### [To be done]
Starting at the first line of the listing below, repeat each line up to and including the one containing "['100', '200', '300', '400', '500', '600', '700', '760'];". Leave out pictures.
[start]
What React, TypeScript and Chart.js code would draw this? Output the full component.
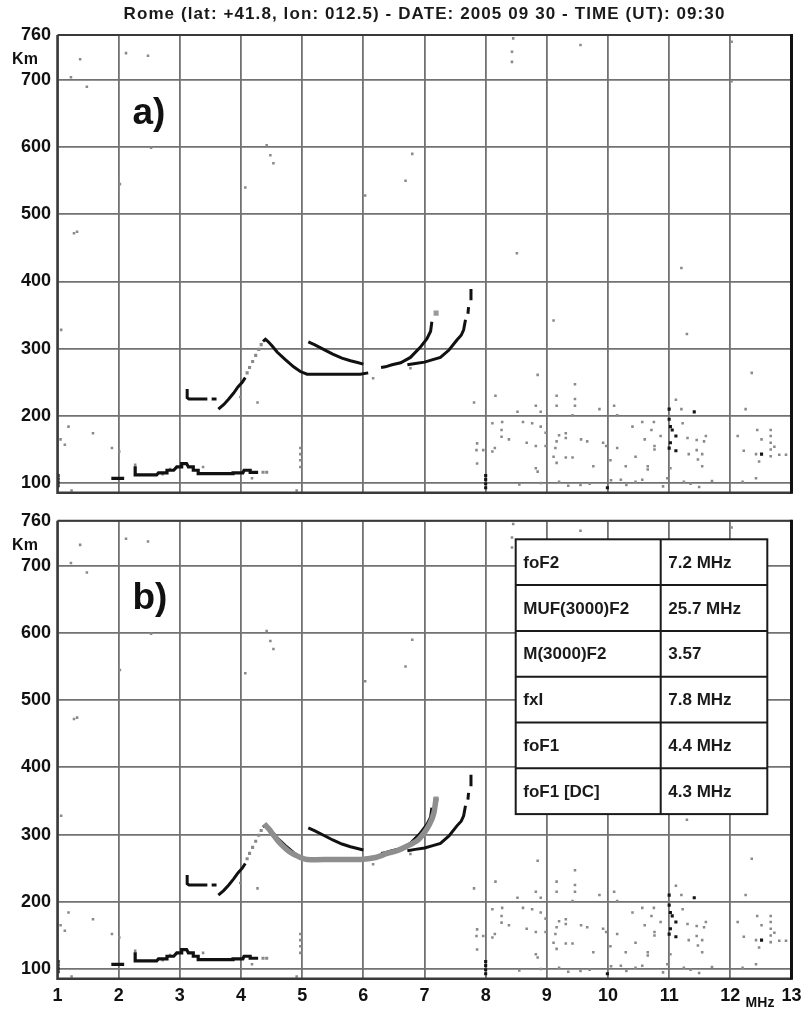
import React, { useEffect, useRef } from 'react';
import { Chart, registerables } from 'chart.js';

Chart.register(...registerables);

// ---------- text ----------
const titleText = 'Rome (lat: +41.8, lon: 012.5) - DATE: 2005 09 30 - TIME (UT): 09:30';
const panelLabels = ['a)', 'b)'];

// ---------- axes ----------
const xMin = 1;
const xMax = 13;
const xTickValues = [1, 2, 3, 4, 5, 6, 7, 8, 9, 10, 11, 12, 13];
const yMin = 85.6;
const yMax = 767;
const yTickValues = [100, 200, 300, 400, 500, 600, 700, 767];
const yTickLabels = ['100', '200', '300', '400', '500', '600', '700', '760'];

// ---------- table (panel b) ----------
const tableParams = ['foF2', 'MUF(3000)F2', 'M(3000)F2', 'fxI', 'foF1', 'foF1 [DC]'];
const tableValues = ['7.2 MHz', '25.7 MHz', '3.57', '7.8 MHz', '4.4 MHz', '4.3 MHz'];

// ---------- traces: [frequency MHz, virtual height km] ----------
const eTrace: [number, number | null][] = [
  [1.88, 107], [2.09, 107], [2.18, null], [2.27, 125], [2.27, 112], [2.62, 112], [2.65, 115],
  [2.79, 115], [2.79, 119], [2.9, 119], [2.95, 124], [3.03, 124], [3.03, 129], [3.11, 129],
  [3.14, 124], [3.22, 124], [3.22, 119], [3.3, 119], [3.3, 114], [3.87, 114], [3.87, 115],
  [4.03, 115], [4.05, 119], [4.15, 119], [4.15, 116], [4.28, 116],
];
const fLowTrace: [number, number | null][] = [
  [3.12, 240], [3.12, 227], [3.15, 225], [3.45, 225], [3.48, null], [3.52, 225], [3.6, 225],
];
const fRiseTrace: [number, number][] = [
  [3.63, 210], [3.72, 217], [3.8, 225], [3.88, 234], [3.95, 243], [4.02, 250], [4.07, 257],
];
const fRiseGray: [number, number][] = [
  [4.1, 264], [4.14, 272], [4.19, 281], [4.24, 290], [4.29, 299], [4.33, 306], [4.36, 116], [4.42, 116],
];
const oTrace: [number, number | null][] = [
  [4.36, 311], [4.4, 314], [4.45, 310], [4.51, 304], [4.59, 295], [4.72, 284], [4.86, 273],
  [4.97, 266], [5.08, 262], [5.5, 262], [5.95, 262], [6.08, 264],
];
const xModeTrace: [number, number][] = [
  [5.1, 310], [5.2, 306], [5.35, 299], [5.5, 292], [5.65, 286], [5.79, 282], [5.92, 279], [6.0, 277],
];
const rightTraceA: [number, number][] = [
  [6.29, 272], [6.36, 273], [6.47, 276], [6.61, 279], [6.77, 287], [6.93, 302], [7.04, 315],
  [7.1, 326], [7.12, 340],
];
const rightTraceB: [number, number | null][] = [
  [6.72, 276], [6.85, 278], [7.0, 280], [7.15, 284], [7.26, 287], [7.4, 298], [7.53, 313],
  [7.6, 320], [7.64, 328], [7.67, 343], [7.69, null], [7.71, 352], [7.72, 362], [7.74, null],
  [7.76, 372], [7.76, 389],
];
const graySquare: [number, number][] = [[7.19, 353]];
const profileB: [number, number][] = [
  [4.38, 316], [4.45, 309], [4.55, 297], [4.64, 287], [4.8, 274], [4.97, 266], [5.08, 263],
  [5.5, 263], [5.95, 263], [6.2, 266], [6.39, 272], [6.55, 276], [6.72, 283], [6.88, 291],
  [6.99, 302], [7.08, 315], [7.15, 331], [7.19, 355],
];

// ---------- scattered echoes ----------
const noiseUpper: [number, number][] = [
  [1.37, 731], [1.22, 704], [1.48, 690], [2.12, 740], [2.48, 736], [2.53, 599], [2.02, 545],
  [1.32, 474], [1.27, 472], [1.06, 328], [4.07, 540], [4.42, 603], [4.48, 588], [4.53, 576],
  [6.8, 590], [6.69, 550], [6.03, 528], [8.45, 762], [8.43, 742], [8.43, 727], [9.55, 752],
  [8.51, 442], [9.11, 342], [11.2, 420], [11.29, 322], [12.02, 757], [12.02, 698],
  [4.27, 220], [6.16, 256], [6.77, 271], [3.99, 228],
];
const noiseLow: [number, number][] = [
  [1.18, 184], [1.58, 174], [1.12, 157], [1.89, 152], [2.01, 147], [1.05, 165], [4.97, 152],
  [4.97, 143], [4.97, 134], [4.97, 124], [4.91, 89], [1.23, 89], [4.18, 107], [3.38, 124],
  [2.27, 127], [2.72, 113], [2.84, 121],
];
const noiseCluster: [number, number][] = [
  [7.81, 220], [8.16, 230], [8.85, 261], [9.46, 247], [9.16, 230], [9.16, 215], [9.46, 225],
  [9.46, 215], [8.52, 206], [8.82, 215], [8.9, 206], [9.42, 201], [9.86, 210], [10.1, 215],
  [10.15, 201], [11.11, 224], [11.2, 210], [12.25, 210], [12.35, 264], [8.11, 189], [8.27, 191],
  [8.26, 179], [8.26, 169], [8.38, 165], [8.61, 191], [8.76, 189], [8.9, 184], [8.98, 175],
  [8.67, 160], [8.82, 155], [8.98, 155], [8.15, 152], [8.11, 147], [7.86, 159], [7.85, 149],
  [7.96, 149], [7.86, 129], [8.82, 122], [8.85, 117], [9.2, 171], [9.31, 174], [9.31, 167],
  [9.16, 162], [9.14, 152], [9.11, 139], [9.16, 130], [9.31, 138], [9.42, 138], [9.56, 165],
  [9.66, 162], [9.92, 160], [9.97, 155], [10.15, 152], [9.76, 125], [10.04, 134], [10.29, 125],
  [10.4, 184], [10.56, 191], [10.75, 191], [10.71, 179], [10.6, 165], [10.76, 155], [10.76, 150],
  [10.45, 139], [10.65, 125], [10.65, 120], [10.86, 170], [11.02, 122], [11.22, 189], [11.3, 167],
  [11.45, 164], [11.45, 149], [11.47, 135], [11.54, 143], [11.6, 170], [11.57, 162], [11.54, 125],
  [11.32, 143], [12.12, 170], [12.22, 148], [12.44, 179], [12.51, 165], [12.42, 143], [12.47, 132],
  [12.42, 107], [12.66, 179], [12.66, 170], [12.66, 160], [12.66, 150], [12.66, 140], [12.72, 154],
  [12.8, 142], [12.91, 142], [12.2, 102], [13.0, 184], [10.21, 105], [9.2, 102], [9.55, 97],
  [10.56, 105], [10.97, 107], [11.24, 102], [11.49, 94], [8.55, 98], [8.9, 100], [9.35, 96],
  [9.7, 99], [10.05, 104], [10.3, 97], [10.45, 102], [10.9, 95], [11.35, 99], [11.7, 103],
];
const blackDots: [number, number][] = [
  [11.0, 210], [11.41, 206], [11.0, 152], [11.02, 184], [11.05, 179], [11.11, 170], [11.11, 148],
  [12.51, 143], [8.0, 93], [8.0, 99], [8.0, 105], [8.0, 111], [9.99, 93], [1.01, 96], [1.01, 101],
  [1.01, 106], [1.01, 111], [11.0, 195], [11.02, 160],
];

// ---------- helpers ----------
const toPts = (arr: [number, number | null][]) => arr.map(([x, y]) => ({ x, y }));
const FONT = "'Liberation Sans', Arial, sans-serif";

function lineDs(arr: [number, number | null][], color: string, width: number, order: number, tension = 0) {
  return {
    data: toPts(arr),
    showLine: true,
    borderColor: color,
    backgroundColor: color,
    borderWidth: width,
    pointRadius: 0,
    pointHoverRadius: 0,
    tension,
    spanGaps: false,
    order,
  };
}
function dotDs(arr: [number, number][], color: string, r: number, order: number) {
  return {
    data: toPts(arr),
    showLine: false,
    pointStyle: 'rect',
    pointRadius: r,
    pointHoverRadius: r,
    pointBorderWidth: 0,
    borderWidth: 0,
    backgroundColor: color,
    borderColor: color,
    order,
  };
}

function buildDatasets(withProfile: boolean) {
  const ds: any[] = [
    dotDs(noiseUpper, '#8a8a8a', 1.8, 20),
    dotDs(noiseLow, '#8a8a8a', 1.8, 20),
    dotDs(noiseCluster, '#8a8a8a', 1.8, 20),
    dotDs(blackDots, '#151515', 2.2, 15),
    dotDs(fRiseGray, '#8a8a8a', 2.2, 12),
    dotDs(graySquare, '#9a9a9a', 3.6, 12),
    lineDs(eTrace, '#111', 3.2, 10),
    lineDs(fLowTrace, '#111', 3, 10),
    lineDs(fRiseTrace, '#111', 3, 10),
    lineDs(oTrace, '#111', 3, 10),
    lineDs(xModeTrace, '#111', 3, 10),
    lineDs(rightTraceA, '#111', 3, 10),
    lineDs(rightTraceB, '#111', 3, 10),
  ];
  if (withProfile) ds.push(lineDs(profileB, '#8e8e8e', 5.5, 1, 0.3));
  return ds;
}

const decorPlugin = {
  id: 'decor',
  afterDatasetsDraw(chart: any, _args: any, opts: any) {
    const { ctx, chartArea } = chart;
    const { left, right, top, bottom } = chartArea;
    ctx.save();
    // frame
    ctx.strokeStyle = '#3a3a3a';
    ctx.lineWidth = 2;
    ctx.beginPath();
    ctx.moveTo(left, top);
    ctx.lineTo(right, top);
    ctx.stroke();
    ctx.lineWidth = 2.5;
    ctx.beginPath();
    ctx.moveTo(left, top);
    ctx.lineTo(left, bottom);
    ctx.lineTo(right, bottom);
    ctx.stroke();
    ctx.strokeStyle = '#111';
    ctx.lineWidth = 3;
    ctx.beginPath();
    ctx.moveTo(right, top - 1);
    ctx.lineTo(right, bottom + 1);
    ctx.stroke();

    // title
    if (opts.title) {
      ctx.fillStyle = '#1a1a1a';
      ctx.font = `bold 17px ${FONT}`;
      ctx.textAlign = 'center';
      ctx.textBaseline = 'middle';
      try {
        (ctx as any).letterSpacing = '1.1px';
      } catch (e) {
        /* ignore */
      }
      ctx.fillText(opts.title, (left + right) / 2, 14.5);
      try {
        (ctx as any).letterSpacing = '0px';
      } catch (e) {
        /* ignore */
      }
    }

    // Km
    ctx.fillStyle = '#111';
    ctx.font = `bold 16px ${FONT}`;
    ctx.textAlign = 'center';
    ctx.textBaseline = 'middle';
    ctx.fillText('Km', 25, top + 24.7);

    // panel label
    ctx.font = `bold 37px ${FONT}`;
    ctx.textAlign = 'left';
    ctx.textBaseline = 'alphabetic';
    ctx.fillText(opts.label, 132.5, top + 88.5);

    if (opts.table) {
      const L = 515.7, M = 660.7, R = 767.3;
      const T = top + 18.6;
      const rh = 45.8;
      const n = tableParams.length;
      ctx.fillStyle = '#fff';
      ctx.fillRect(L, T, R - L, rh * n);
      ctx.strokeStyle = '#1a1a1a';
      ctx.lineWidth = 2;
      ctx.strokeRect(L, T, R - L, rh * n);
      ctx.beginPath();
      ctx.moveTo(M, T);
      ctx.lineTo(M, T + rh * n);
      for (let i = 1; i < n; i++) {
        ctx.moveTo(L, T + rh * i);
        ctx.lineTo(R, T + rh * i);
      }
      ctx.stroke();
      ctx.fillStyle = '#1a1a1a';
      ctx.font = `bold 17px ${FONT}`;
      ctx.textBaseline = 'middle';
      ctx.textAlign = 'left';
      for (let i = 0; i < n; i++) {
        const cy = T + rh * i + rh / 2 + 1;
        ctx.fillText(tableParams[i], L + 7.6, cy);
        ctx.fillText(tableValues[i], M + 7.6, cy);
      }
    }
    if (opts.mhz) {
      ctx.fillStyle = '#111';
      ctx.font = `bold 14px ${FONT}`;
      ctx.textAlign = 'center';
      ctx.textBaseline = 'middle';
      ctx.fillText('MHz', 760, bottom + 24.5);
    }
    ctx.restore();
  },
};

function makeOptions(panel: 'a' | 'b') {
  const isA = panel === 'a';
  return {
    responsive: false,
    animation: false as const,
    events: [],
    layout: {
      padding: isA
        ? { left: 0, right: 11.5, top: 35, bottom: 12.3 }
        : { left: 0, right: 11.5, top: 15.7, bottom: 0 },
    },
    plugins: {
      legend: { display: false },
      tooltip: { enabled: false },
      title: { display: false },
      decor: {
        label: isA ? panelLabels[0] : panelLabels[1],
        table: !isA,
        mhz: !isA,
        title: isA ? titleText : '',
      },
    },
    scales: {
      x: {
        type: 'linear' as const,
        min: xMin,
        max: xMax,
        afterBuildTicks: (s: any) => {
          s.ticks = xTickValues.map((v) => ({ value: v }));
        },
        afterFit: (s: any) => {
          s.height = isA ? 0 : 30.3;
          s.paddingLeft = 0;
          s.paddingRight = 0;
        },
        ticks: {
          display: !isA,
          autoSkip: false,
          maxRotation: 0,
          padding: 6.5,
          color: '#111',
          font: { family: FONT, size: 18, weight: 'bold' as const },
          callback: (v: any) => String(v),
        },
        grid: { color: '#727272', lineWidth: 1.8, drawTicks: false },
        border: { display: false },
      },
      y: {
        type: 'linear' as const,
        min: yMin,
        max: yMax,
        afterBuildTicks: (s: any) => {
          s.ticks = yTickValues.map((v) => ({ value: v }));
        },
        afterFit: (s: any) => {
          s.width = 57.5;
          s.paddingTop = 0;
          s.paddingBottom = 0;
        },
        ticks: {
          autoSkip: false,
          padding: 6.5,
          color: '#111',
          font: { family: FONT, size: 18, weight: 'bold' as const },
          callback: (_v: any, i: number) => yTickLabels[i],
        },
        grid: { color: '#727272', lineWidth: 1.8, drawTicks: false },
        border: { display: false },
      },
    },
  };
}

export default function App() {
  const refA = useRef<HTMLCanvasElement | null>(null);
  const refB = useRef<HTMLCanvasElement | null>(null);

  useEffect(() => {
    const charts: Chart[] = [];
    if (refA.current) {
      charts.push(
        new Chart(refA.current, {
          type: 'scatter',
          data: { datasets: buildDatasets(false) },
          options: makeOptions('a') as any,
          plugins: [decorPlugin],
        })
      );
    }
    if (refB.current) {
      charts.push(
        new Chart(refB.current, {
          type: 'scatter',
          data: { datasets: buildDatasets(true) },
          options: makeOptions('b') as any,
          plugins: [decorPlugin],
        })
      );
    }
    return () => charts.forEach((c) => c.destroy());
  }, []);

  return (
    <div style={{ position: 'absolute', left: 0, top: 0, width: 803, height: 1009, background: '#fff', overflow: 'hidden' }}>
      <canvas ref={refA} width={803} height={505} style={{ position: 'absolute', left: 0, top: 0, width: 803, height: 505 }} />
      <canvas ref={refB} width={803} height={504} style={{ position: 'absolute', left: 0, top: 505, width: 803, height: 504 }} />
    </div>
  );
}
[end]
### [Final answer]
What React, TypeScript and Chart.js code would draw this? Output the full component.
import React, { useEffect, useRef } from 'react';
import { Chart, registerables } from 'chart.js';

Chart.register(...registerables);

// ---------- text ----------
const titleText = 'Rome (lat: +41.8, lon: 012.5) - DATE: 2005 09 30 - TIME (UT): 09:30';
const panelLabels = ['a)', 'b)'];

// ---------- axes ----------
const xMin = 1;
const xMax = 13;
const xTickValues = [1, 2, 3, 4, 5, 6, 7, 8, 9, 10, 11, 12, 13];
const yMin = 85.6;
const yMax = 767;
const yTickValues = [100, 200, 300, 400, 500, 600, 700, 767];
const yTickLabels = ['100', '200', '300', '400', '500', '600', '700', '760'];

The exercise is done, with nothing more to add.